Historically, organizations using Snowflake with Spark often relied on the Snowflake Connector for Spark. This connector acts as a bridge, enabling data to move between Spark clusters and Snowflake. However, this approach could introduce latency and additional costs due to data movement across systems. Snowpark Connect for Apache Spark, currently in public preview and compatible with Spark 3.5.x, represents a significant shift. It leverages Spark Connect, a feature introduced in Apache Spark 3.4, which decouples user code from the Spark cluster. This means that applications, such as Python scripts or data notebooks, can send logical plans to a remote Spark cluster, with the heavy lifting and result processing handled by the cluster itself.
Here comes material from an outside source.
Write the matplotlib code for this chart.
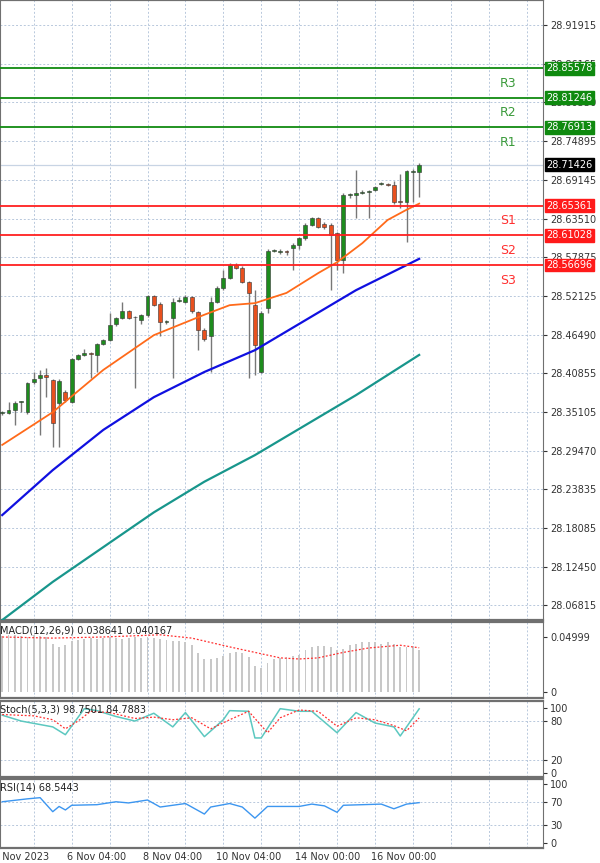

Snowflake's implementation of Spark Connect allows Spark code to run on Snowflake's vectorized engine directly within the Data Cloud. This provides Snowflake customers with the familiarity of Spark's APIs while leveraging Snowflake's optimized engine and serverless architecture. Sanjeev Mohan, chief analyst at SanjMo, highlights that this new capability will simplify the movement of Spark code to Snowpark, offering a combination of Spark's ease of use and Snowflake's inherent simplicity. Furthermore, it is expected to lower the total cost of ownership for enterprises by allowing developers to utilize Snowflake's serverless engine and avoid the complexities of Spark tuning.
Beyond cost savings, Snowpark Connect for Apache Spark promises faster processing due to Snowflake's vectorized engine. It also addresses challenges such as the difficulty in finding staff with specialized Spark expertise, as much of the operational overhead is managed by Snowflake. Shubham Yadav, a senior analyst at Everest Group, views this launch as timely, given the increasing adoption of AI and ML and the corresponding demand for simplified infrastructure and reduced costs.
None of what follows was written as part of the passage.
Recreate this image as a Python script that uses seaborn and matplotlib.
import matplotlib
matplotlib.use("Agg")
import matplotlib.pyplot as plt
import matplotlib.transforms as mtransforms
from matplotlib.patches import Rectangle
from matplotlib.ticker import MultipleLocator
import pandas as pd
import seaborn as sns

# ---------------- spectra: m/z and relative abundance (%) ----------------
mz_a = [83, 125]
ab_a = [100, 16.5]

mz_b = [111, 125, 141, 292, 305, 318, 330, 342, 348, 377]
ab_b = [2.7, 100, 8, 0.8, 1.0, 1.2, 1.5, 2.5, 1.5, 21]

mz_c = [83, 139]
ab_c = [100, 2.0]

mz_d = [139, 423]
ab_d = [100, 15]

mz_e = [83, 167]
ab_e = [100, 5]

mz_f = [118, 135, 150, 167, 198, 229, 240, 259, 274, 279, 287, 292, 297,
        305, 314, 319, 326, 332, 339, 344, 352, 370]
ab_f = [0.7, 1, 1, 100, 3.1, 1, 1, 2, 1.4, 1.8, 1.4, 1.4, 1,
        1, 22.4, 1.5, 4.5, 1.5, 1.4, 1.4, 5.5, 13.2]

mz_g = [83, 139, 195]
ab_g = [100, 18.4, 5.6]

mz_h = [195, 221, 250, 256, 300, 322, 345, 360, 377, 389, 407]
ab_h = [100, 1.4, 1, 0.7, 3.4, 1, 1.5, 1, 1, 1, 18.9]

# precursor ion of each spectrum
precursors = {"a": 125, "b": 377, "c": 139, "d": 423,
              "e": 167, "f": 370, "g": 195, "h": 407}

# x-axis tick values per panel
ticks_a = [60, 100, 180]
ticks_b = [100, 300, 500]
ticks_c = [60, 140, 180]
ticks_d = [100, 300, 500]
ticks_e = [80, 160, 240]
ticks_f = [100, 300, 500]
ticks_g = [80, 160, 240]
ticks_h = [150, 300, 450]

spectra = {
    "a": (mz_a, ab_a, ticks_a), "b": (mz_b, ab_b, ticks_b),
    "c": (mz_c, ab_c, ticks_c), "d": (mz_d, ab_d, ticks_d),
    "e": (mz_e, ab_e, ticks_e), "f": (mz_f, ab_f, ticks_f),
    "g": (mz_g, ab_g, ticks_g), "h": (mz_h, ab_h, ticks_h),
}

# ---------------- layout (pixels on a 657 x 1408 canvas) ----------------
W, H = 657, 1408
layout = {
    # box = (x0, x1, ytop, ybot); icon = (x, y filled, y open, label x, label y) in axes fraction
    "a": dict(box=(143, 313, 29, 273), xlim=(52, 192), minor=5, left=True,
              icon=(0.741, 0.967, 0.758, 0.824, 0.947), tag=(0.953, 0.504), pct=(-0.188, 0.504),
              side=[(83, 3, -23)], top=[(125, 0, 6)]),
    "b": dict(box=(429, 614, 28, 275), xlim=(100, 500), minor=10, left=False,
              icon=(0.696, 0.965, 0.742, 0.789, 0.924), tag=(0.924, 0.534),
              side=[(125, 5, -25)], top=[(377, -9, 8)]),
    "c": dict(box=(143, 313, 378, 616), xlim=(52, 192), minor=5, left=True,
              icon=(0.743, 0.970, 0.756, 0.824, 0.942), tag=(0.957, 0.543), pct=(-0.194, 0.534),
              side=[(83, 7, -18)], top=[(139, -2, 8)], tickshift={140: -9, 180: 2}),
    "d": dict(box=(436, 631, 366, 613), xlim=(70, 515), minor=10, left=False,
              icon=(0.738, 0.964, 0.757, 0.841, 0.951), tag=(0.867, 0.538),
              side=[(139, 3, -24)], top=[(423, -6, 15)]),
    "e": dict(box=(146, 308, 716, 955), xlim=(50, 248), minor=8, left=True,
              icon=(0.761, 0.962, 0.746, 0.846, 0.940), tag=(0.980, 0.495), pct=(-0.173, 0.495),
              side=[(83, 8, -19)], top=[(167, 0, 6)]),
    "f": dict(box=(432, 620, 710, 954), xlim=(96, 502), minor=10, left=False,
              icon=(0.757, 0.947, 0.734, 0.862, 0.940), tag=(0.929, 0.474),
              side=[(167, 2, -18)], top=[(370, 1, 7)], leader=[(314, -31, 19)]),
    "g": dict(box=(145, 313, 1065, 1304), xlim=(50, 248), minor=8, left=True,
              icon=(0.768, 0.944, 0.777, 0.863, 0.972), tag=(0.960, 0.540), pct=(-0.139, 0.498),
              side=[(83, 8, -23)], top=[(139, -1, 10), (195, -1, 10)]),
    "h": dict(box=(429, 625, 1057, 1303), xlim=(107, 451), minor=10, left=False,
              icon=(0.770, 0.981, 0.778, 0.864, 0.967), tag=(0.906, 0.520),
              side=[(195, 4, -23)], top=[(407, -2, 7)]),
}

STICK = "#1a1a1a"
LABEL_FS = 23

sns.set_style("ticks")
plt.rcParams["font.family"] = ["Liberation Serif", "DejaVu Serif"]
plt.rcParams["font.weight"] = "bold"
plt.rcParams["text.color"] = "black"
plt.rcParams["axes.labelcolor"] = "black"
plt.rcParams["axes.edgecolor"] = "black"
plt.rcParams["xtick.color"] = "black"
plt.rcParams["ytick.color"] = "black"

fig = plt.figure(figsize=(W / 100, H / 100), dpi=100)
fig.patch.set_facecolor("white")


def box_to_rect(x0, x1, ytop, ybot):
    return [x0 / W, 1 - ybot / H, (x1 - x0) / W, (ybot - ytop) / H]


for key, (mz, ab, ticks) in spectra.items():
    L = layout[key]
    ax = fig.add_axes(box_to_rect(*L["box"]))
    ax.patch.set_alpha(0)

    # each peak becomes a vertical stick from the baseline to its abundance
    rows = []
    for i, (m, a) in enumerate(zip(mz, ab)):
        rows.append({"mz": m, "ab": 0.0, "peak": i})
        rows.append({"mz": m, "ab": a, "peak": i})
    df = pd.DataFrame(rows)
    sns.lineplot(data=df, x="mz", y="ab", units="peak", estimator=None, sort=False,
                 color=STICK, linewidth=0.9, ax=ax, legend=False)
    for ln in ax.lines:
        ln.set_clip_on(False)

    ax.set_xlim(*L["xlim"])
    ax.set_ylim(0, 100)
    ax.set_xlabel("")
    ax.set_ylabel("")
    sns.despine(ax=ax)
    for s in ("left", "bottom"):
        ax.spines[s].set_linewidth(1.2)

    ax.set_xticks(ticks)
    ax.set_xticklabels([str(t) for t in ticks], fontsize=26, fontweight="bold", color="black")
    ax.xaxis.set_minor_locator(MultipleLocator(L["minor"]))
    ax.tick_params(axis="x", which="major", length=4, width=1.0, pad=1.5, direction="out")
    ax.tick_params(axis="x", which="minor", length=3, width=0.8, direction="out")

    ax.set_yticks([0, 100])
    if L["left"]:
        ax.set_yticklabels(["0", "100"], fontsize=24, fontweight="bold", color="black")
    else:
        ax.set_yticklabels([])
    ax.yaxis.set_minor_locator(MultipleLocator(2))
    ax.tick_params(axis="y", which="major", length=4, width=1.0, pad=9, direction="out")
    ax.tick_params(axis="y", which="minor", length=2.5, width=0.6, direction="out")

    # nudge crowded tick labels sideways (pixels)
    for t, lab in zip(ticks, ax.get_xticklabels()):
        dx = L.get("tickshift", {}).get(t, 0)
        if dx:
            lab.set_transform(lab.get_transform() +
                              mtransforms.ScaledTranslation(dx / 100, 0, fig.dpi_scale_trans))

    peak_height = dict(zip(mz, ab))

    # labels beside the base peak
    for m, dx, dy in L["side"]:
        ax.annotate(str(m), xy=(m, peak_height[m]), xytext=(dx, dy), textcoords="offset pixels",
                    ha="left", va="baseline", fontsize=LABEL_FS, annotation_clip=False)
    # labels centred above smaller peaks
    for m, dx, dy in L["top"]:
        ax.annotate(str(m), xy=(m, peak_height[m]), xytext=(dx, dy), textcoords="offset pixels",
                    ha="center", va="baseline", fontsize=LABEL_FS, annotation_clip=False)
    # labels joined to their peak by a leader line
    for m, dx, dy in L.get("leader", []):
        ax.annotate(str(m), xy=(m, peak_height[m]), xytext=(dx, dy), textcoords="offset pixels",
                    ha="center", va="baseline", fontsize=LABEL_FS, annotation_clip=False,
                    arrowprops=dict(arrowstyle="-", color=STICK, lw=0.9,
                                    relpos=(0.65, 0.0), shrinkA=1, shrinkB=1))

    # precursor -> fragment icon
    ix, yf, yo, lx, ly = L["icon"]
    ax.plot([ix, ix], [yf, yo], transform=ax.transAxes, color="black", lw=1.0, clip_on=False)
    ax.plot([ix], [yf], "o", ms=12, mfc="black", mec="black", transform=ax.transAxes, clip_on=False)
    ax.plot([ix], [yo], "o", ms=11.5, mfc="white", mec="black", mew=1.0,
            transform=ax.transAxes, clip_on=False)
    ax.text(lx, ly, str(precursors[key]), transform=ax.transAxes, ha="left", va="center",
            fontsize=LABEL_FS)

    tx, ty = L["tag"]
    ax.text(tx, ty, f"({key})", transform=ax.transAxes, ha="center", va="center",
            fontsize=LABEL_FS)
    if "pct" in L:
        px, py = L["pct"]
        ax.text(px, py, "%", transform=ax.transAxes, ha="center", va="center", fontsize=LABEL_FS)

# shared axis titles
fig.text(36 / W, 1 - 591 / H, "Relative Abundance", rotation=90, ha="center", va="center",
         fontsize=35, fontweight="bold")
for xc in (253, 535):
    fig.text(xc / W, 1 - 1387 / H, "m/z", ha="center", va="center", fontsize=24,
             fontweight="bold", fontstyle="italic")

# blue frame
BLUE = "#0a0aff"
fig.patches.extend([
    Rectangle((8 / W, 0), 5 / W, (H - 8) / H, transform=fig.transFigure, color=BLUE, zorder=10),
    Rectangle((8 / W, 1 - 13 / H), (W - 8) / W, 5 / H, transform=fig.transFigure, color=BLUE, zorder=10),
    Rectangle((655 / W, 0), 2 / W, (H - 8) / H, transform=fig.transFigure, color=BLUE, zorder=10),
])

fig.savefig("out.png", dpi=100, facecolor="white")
It is crucial for enterprises to differentiate between the new Snowpark Connect for Apache Spark and the existing Snowflake Connector for Spark. While the Connector facilitates data transfer between Spark and Snowflake, Snowpark Connect effectively "relocates" the Spark processing into Snowflake, minimizing data movement and its associated latency and cost. Migrating from the older Connector to Snowpark Connect for Apache Spark is designed to be seamless, requiring no code conversion.
This move by Snowflake positions it more directly against rivals like Databricks, which offers similar capabilities through its Databricks Connect offering. While Snowflake has traditionally been optimized as a data warehouse for structured data and SQL-first workflows, Databricks, built on a lakehouse architecture, has excelled in handling structured and unstructured data, particularly for complex machine learning and streaming jobs. However, both platforms are continuously evolving, with increasing overlaps in their functionalities. Snowflake's Snowpark, with its DataFrame APIs and support for various languages like Python, Java, and Scala, is geared towards in-database processing, offering significant performance gains and cost savings over managed Spark environments. This allows developers to build data pipelines and applications directly within Snowflake, reducing data transfer and simplifying governance.